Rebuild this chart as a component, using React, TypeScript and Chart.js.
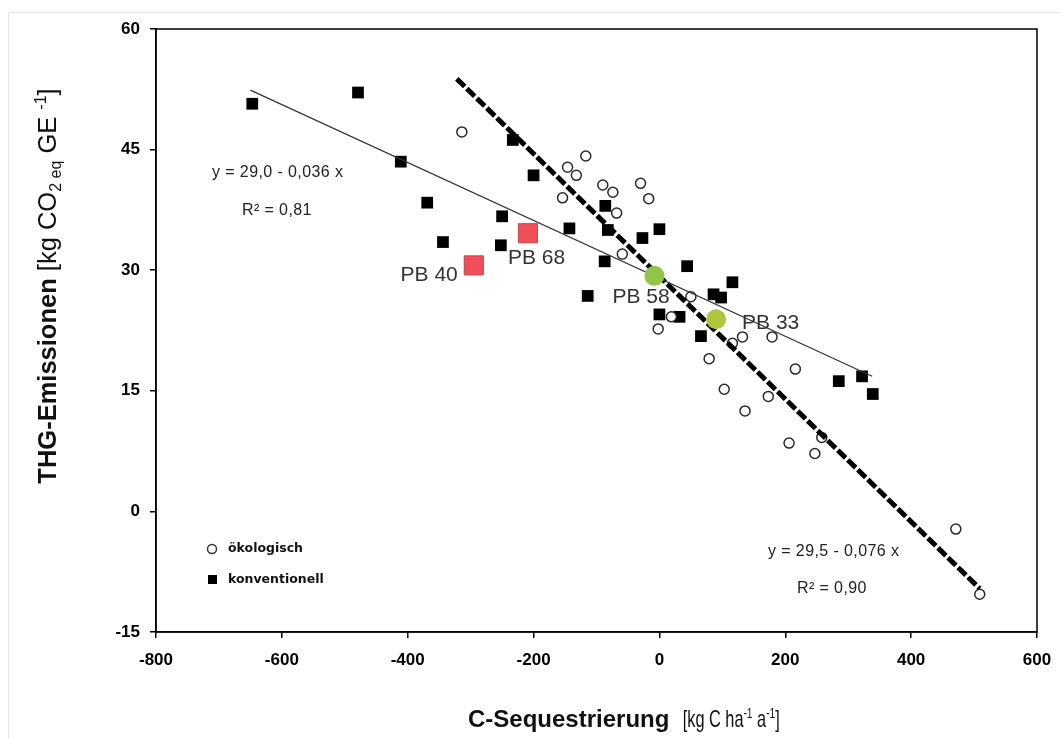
import React, { useEffect, useRef } from 'react';
import { Chart, registerables } from 'chart.js';

Chart.register(...registerables);

// ---- data ----
const oekoX = [-314, -117, -146, -132, -154, -90, -74, -68, -30, -17, -59, 50, 19, -2, 132, 179, 116, 79, 216, 103, 173, 136, 206, 258, 247, 471, 509];
const oekoY = [47.2, 44.2, 42.8, 41.8, 39.0, 40.6, 39.7, 37.1, 40.8, 38.9, 32.0, 26.7, 24.2, 22.7, 21.7, 21.7, 20.9, 19.0, 17.7, 15.2, 14.3, 12.5, 8.5, 9.2, 7.2, -2.2, -10.3];

const konvX = [-647, -479, -411, -369, -344, -233, -200, -250, -252, -143, -86, -82, -27, 0, -87, -114, 44, 0, 32, 86, 98, 116, 66, 285, 322, 339];
const konvY = [50.7, 52.1, 43.5, 38.4, 33.5, 46.2, 41.8, 36.7, 33.1, 35.2, 38.0, 35.0, 34.0, 35.1, 31.1, 26.8, 30.5, 24.5, 24.2, 27.0, 26.6, 28.5, 21.8, 16.2, 16.8, 14.6];

const pbRedLabels = ['PB 40', 'PB 68'];
const pbRedX = [-295, -209];
const pbRedY = [30.6, 34.6];
const pbGreenLabels = ['PB 58', 'PB 33'];
const pbGreenX = [-8, 90];
const pbGreenY = [29.3, 23.9];

// regression line end points
const trendKonvX = [-650, 338];
const trendKonvY = [52.4, 16.8];
const trendOekoX = [-322, 509];
const trendOekoY = [53.8, -9.6];

const xTicks = [-800, -600, -400, -200, 0, 200, 400, 600];
const yTicks = [-15, 0, 15, 30, 45, 60];

const eqKonv = ['y = 29,0 - 0,036 x', 'R² = 0,81'];
const eqOeko = ['y = 29,5 - 0,076 x', 'R² = 0,90'];
const legendLabels = ['ökologisch', 'konventionell'];

const toPts = (xs: number[], ys: number[]) => xs.map((x, i) => ({ x, y: ys[i] }));

type Seg = { t: string; font: string; dy?: number; sx?: number };

function segWidth(ctx: CanvasRenderingContext2D, segs: Seg[]) {
  let total = 0;
  for (const s of segs) {
    ctx.font = s.font;
    total += ctx.measureText(s.t).width * (s.sx || 1);
  }
  return total;
}

function drawSegs(ctx: CanvasRenderingContext2D, segs: Seg[], x0: number, cy: number) {
  let x = x0;
  ctx.textAlign = 'left';
  ctx.textBaseline = 'alphabetic';
  for (const s of segs) {
    ctx.font = s.font;
    const sx = s.sx || 1;
    ctx.save();
    ctx.translate(x, cy + (s.dy || 0));
    ctx.scale(sx, 1);
    ctx.fillText(s.t, 0, 0);
    ctx.restore();
    x += ctx.measureText(s.t).width * sx;
  }
}

const overlay = {
  id: 'overlay',
  beforeDraw(chart: any) {
    const ctx = chart.ctx;
    ctx.save();
    ctx.fillStyle = '#fff';
    ctx.fillRect(0, 0, chart.width, chart.height);
    ctx.strokeStyle = '#e4e4e4';
    ctx.lineWidth = 1;
    ctx.strokeRect(8.5, 12.5, chart.width, chart.height);
    ctx.restore();
  },
  afterDraw(chart: any) {
    const ctx = chart.ctx;
    const a = chart.chartArea;
    const xs = chart.scales.x;
    const ys = chart.scales.y;
    ctx.save();
    // box
    ctx.strokeStyle = '#000';
    ctx.lineWidth = 1.5;
    ctx.strokeRect(a.left, a.top, a.right - a.left, a.bottom - a.top);

    // equations
    ctx.fillStyle = '#222';
    ctx.font = '16px "Liberation Sans", Arial, sans-serif';
    (ctx as any).letterSpacing = '0.4px';
    ctx.textAlign = 'left';
    ctx.textBaseline = 'alphabetic';
    ctx.fillText(eqKonv[0], 212, 177);
    ctx.fillText(eqKonv[1], 242, 215);
    ctx.fillText(eqOeko[0], 768, 556);
    ctx.fillText(eqOeko[1], 797, 593);
    (ctx as any).letterSpacing = '0px';

    // PB labels
    ctx.fillStyle = '#333';
    ctx.font = '21px "Liberation Sans", Arial, sans-serif';
    const p40 = { x: xs.getPixelForValue(pbRedX[0]), y: ys.getPixelForValue(pbRedY[0]) };
    const p68 = { x: xs.getPixelForValue(pbRedX[1]), y: ys.getPixelForValue(pbRedY[1]) };
    const p58 = { x: xs.getPixelForValue(pbGreenX[0]), y: ys.getPixelForValue(pbGreenY[0]) };
    const p33 = { x: xs.getPixelForValue(pbGreenX[1]), y: ys.getPixelForValue(pbGreenY[1]) };
    ctx.textAlign = 'right';
    ctx.fillText(pbRedLabels[0], p40.x - 16, p40.y + 16);
    ctx.textAlign = 'left';
    ctx.fillText(pbRedLabels[1], p68.x - 20, p68.y + 31);
    ctx.fillText(pbGreenLabels[0], p58.x - 42, p58.y + 27);
    ctx.fillText(pbGreenLabels[1], p33.x + 26, p33.y + 10);

    // legend
    ctx.strokeStyle = '#333';
    ctx.lineWidth = 1.5;
    ctx.fillStyle = '#fff';
    ctx.beginPath();
    ctx.arc(212, 549, 4.5, 0, Math.PI * 2);
    ctx.fill();
    ctx.stroke();
    ctx.fillStyle = '#000';
    ctx.fillRect(208, 575, 9, 9);
    ctx.fillStyle = '#111';
    ctx.font = 'bold 12.5px "DejaVu Sans", sans-serif';
    ctx.textBaseline = 'middle';
    ctx.fillText(legendLabels[0], 228, 549);
    ctx.fillText(legendLabels[1], 228, 580);

    // axis titles
    ctx.fillStyle = '#111';
    const B = 'bold 24px "Liberation Sans", Arial, sans-serif';
    const N = '24px "Liberation Sans", Arial, sans-serif';
    const S = '15px "Liberation Sans", Arial, sans-serif';
    const xSegs: Seg[] = [
      { t: 'C-Sequestrierung', font: B },
      { t: '  ', font: N },
      { t: '[kg C ha', font: N, sx: 0.68 },
      { t: '-1', font: S, dy: -9, sx: 0.68 },
      { t: ' a', font: N, sx: 0.68 },
      { t: '-1', font: S, dy: -9, sx: 0.68 },
      { t: ']', font: N, sx: 0.68 },
    ];
    drawSegs(ctx, xSegs, 468, 727);

    const BY = 'bold 25.5px "Liberation Sans", Arial, sans-serif';
    const NY = '25.5px "Liberation Sans", Arial, sans-serif';
    const SY = '16px "Liberation Sans", Arial, sans-serif';
    const ySegs: Seg[] = [
      { t: 'THG-Emissionen', font: BY },
      { t: ' [kg CO', font: NY },
      { t: '2 eq', font: SY, dy: 5 },
      { t: ' GE ', font: NY },
      { t: '-1', font: SY, dy: -10 },
      { t: ']', font: NY },
    ];
    ctx.save();
    ctx.translate(56, 286);
    ctx.rotate(-Math.PI / 2);
    drawSegs(ctx, ySegs, -segWidth(ctx, ySegs) / 2, 0);
    ctx.restore();

    ctx.restore();
  },
};

export default function App() {
  const ref = useRef<HTMLCanvasElement>(null);
  useEffect(() => {
    if (!ref.current) return;
    const tickFont = { family: '"Liberation Sans", Arial, sans-serif', size: 17, weight: 'bold' as const };
    const chart = new Chart(ref.current, {
      type: 'scatter',
      data: {
        datasets: [
          {
            label: 'PB rot',
            data: toPts(pbRedX, pbRedY),
            pointStyle: 'rect',
            pointRadius: 13.5,
            backgroundColor: '#f04e58',
            borderColor: '#c8424c',
            borderWidth: 1,
            order: 0,
          },
          {
            label: 'PB grün',
            data: toPts(pbGreenX, pbGreenY),
            pointStyle: 'circle',
            pointRadius: 10,
            backgroundColor: ['#92c44a', '#b0c43c'],
            borderWidth: 0,
            order: 0,
          },
          {
            label: 'Trend konventionell',
            data: toPts(trendKonvX, trendKonvY),
            showLine: true,
            borderColor: '#333',
            borderWidth: 1.2,
            pointRadius: 0,
            order: 1,
          },
          {
            label: 'Trend ökologisch',
            data: toPts(trendOekoX, trendOekoY),
            showLine: true,
            borderColor: '#000',
            borderWidth: 5,
            borderDash: [11, 3],
            pointRadius: 0,
            order: 1,
          },
          {
            label: legendLabels[0],
            data: toPts(oekoX, oekoY),
            pointStyle: 'circle',
            pointRadius: 5,
            backgroundColor: '#fff',
            borderColor: '#2a2a2a',
            borderWidth: 1.5,
            order: 2,
          },
          {
            label: legendLabels[1],
            data: toPts(konvX, konvY),
            pointStyle: 'rect',
            pointRadius: 8.3,
            backgroundColor: '#000',
            borderWidth: 0,
            order: 2,
          },
        ],
      },
      options: {
        animation: false,
        responsive: false,
        events: [],
        layout: { padding: { left: 0, top: 29, right: 23, bottom: 0 } },
        plugins: { legend: { display: false }, tooltip: { enabled: false } },
        scales: {
          x: {
            type: 'linear',
            min: -800,
            max: 600,
            afterBuildTicks: (ax: any) => { ax.ticks = xTicks.map((v) => ({ value: v })); },
            afterFit: (ax: any) => { ax.height = 106; ax.paddingLeft = 0; ax.paddingRight = 0; },
            ticks: { color: '#000', font: tickFont, padding: 12, maxRotation: 0 },
            grid: { drawOnChartArea: false, drawTicks: true, tickLength: 6, color: '#000', lineWidth: 1.5 },
            border: { display: true, color: '#000', width: 1.5 },
          },
          y: {
            type: 'linear',
            min: -15,
            max: 60,
            afterBuildTicks: (ax: any) => { ax.ticks = yTicks.map((v) => ({ value: v })); },
            afterFit: (ax: any) => { ax.width = 156; ax.paddingTop = 0; ax.paddingBottom = 0; },
            ticks: { color: '#000', font: tickFont, padding: 10 },
            grid: { drawOnChartArea: false, drawTicks: true, tickLength: 6, color: '#000', lineWidth: 1.5 },
            border: { display: true, color: '#000', width: 1.5 },
          },
        },
      },
      plugins: [overlay],
    });
    return () => chart.destroy();
  }, []);
  return (
    <div style={{ position: 'fixed', left: 0, top: 0, width: 1060, height: 738, background: '#fff' }}>
      <canvas ref={ref} width={1060} height={738} />
    </div>
  );
}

- **Stated problem**
Repeat only the lines between the start of the data and the line with "Chart.register(...registerables);", including those two lines, and skip the pictures.

- **Complete output**
Rebuild this chart as a component, using React, TypeScript and Chart.js.
import React, { useEffect, useRef } from 'react';
import { Chart, registerables } from 'chart.js';

Chart.register(...registerables);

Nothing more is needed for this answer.